The Robot Report published its monthly roundup of robotics-related fundings, acquisitiions and IPOs. June saw some big deals, including Rockwell’s US$1 billion equity investment in control software provider PTC and Google’s US$500 million investment in China’s second largest e-commerce provider, JD. In all, 27 startups raised a combined total of US$2.1 billion.
An unmanned experimental robot boat developed at the University of Tokyo is being used to cut lotus stems on Lake Teganuma in Chiba Prefecture, as part of a pilot project. Via The Mainichi:
Caption: Japanese researchers have turned to robots in attempt to solve the problem of out-of-control lotus plants on Lake Teganuma.
In approximately 30 minutes, the robot boat, measuring about 2.5 meters long and 1.2 meters wide, with a trimmer at the front, cut the stems of around 200 square meters of lotuses 30 meters below the water’s surface.
LG Electronics announced an US$90 million investment in US shelf-scanning robot company Bossa Nova Robotics, LG’s fifth investment in a robotics company in twelve months.
SPARC (“the partnership for robotics in Europe”), published “Robot Mythbuster” a briefing document that busts seven common myths about robotics, from “There is a clear definition of a robot” and “Making robots is a solved problem” to “Robots are made only by engineers.”
I’ll be back next week with more robotics news. Until then, please enjoy…
Five vids for Friday
1. Meet the latest version of HAMR (Harvard’s Ambulatory Microrobot). This ingenious robot relies on surface tension to swim, but can also apply a voltage to break through that tension when it needs to get beneath the surface.
2. The ‘Crew Interactive Mobile Companion’ (‘Cimon’) –a joint personal assistant bot collaboration between Airbus and IBM, funded by the German space agency– made it safely to the International Space Station. (Wired has more.)
3. Chiba Institute of Technology unveiled CanguRo –a three-wheeled machine that can double as both a service bot and a personal mobility device. (H/T The Japan Times.)

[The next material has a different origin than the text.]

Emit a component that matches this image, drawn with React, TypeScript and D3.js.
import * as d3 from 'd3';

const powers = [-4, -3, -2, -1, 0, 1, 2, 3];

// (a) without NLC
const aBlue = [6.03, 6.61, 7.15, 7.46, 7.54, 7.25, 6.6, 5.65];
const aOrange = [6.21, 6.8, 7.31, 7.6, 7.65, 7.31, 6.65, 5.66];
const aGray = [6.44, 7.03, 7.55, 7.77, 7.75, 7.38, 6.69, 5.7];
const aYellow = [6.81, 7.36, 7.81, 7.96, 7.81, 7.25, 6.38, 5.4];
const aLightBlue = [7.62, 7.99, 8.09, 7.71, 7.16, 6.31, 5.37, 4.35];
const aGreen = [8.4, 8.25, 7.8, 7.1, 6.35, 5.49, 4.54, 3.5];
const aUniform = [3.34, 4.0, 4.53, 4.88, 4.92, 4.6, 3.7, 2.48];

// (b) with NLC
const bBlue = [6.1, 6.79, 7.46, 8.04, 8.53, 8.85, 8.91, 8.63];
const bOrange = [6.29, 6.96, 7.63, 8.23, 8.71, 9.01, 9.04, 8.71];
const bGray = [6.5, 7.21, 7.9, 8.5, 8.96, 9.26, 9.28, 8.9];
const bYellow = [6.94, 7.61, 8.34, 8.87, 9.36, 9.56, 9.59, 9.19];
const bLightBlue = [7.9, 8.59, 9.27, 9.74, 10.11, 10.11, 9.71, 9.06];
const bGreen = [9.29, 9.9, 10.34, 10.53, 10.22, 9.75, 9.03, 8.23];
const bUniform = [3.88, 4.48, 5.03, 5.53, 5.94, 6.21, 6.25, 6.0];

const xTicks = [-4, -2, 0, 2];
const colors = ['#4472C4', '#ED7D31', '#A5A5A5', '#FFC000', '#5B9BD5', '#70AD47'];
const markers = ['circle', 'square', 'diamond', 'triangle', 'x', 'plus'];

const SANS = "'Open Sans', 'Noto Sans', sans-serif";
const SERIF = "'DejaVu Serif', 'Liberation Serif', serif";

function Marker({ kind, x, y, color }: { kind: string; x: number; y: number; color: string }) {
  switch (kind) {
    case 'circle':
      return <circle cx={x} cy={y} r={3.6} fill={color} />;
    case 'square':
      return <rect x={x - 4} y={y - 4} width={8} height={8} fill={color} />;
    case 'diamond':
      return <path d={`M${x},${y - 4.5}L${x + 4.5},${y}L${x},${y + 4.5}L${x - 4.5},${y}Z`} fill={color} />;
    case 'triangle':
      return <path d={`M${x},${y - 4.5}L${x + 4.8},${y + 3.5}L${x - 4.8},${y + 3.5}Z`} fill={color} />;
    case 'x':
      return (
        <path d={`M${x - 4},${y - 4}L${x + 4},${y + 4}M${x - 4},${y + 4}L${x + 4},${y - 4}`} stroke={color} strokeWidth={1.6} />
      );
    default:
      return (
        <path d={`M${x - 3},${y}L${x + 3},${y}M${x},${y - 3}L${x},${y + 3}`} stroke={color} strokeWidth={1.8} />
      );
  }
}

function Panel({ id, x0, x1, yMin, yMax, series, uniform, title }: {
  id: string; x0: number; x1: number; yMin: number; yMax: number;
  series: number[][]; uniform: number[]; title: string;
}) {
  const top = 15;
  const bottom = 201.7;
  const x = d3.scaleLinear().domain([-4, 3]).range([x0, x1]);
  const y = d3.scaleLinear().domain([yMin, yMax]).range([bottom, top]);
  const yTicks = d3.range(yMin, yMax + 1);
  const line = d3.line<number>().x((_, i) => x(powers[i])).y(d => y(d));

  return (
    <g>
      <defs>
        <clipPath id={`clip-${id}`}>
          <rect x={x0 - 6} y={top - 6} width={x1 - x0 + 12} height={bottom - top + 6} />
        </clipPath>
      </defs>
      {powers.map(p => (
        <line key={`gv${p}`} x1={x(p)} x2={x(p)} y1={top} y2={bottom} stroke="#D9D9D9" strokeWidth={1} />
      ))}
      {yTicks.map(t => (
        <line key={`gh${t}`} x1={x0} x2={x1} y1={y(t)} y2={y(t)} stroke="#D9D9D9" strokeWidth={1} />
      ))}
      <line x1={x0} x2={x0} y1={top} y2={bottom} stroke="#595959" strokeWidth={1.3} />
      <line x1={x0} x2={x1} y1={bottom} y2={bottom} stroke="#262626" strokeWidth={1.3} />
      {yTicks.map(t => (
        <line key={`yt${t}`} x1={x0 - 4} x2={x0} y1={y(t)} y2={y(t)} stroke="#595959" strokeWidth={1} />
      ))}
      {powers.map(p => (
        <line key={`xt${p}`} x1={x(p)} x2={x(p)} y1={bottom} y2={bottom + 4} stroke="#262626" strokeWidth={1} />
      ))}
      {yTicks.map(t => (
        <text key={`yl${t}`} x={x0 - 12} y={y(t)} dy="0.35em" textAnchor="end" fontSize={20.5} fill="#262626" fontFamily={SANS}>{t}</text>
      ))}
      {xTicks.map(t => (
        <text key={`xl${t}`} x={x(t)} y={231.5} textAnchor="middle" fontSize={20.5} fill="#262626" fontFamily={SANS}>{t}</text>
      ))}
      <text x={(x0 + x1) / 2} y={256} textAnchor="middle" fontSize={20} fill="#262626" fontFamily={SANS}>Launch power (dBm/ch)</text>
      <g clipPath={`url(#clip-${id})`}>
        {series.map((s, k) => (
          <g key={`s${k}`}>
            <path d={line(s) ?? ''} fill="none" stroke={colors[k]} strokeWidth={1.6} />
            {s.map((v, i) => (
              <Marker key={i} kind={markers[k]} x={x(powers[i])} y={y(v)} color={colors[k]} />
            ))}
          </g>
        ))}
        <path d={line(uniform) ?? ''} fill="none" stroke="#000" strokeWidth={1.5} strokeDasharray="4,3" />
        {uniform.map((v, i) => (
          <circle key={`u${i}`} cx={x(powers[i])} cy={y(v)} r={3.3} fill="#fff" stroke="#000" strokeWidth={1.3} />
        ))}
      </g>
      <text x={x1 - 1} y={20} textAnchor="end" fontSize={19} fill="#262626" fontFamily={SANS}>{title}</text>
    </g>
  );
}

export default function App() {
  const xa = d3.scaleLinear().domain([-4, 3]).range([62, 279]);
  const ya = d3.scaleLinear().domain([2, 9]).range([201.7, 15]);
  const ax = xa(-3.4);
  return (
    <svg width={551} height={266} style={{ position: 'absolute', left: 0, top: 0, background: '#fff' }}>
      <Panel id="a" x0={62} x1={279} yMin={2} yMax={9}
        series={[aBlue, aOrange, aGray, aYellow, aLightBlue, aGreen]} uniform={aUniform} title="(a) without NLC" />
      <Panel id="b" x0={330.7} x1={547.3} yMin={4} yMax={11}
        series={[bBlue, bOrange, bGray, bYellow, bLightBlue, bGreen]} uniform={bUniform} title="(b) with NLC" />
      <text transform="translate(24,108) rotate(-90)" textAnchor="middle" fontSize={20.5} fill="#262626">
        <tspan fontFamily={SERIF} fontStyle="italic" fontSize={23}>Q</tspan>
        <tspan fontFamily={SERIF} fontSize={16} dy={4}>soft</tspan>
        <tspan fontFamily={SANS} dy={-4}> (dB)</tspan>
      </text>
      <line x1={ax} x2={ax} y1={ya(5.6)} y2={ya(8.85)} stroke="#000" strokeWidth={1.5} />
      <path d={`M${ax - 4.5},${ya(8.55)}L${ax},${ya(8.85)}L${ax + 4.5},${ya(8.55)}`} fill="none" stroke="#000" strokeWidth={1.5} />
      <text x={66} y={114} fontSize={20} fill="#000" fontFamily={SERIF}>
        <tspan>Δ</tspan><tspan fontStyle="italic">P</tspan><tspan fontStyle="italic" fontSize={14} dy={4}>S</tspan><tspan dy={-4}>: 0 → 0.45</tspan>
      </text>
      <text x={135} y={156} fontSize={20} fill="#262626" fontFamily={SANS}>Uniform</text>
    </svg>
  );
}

4. European researchers have built an experimental robotic platform (UNEXMIN) that can be used to study abandoned, flooded mines for remaining traces of valuable minerals. The team is currently exploring an old pegmatite mine in Central Finland. (H/T Euronews.)
5. University of Tokyo researchers demonstrated their articulated transforming “Dragon” drone. The device is able to transform in mid-air enabling it to perform a wide range of different functions.